Provided data »
______

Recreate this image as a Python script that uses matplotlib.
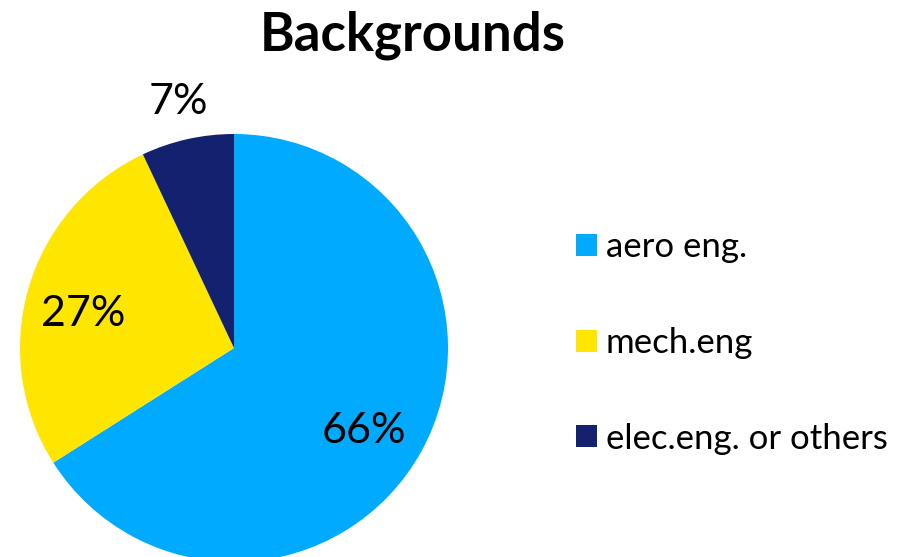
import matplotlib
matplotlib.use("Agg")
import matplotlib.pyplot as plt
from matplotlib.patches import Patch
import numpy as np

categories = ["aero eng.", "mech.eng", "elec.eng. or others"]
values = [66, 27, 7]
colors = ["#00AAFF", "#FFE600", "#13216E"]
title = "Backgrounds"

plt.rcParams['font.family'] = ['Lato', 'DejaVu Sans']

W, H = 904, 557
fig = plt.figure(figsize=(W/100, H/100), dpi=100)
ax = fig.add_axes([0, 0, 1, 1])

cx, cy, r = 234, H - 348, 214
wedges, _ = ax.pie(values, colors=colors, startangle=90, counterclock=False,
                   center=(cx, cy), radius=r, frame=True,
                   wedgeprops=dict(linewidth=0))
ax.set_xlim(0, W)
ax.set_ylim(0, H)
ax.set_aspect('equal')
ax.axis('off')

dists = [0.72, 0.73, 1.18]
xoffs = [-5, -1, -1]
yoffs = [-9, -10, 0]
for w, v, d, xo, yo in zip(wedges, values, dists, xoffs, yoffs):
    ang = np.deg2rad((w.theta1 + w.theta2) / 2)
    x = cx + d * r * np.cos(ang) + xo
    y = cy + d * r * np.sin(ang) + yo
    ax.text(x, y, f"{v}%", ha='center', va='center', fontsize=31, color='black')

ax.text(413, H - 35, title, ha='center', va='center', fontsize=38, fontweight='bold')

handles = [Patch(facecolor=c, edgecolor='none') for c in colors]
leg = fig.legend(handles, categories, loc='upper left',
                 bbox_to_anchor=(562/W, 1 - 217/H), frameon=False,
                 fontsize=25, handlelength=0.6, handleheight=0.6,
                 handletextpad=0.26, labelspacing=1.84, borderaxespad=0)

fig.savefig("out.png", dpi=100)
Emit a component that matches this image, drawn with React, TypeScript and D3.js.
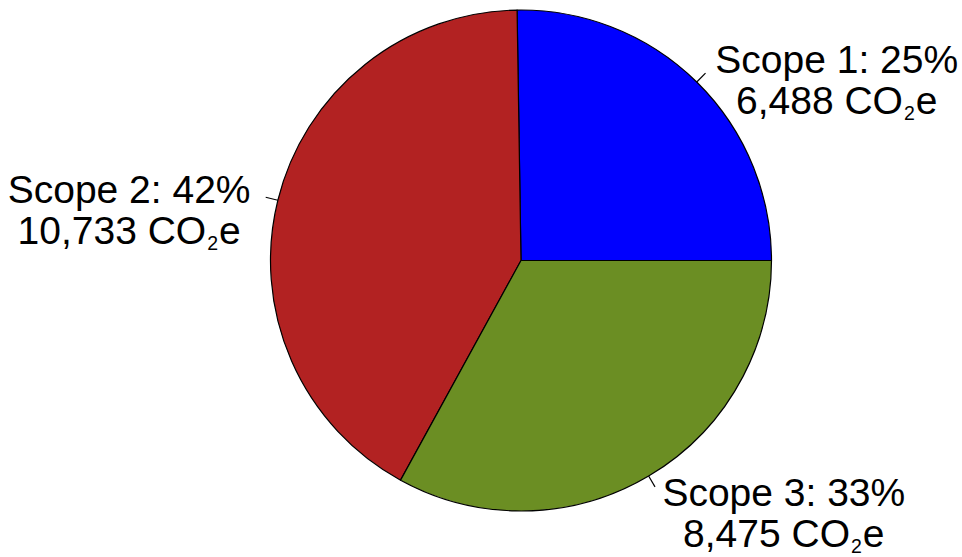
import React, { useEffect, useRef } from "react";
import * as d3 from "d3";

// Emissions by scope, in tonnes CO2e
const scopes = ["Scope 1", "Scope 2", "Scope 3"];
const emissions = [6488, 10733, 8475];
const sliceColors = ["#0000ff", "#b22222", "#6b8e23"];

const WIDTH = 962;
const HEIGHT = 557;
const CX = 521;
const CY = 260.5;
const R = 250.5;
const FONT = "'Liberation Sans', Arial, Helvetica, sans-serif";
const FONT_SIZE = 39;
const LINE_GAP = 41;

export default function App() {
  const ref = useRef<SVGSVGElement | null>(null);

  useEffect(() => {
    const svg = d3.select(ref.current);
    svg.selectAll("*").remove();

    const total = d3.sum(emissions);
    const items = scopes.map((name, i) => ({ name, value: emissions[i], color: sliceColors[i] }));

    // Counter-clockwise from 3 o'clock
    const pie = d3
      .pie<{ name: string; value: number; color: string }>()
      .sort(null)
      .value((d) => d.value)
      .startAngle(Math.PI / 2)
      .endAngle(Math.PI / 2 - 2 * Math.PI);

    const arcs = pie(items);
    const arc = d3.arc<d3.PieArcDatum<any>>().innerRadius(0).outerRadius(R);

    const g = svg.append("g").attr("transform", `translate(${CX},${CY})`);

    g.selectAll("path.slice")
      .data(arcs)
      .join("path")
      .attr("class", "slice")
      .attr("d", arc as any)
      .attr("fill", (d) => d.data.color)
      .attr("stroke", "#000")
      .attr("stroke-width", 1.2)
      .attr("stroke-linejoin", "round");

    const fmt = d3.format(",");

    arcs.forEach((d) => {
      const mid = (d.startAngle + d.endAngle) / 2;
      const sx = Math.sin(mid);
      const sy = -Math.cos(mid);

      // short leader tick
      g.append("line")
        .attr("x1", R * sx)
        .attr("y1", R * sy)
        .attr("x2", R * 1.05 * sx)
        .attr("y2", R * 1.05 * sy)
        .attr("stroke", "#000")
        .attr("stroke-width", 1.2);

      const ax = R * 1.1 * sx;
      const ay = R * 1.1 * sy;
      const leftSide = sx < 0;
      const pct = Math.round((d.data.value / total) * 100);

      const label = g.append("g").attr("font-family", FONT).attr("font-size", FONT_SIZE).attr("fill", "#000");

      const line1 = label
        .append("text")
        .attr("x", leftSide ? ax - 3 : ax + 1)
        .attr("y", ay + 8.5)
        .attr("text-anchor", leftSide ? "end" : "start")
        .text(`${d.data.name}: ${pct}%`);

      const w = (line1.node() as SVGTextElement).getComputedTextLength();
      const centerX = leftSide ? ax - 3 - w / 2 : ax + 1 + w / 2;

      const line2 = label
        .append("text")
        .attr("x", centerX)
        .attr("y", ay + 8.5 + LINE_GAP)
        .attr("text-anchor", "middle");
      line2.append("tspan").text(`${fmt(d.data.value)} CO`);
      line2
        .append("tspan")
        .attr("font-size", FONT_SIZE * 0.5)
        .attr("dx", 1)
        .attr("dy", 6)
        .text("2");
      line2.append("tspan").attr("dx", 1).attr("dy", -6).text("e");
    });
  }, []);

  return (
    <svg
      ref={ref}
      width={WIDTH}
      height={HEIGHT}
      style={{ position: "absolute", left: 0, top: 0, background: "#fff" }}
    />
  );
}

______

What you have to do »
All lines from the start of the entries through the one with "import numpy as np" are to be output exactly; omit the pictures.

Solution for this task »
Recreate this image as a Python script that uses matplotlib.
import matplotlib
matplotlib.use("Agg")
import matplotlib.pyplot as plt
from matplotlib.patches import Patch
import numpy as np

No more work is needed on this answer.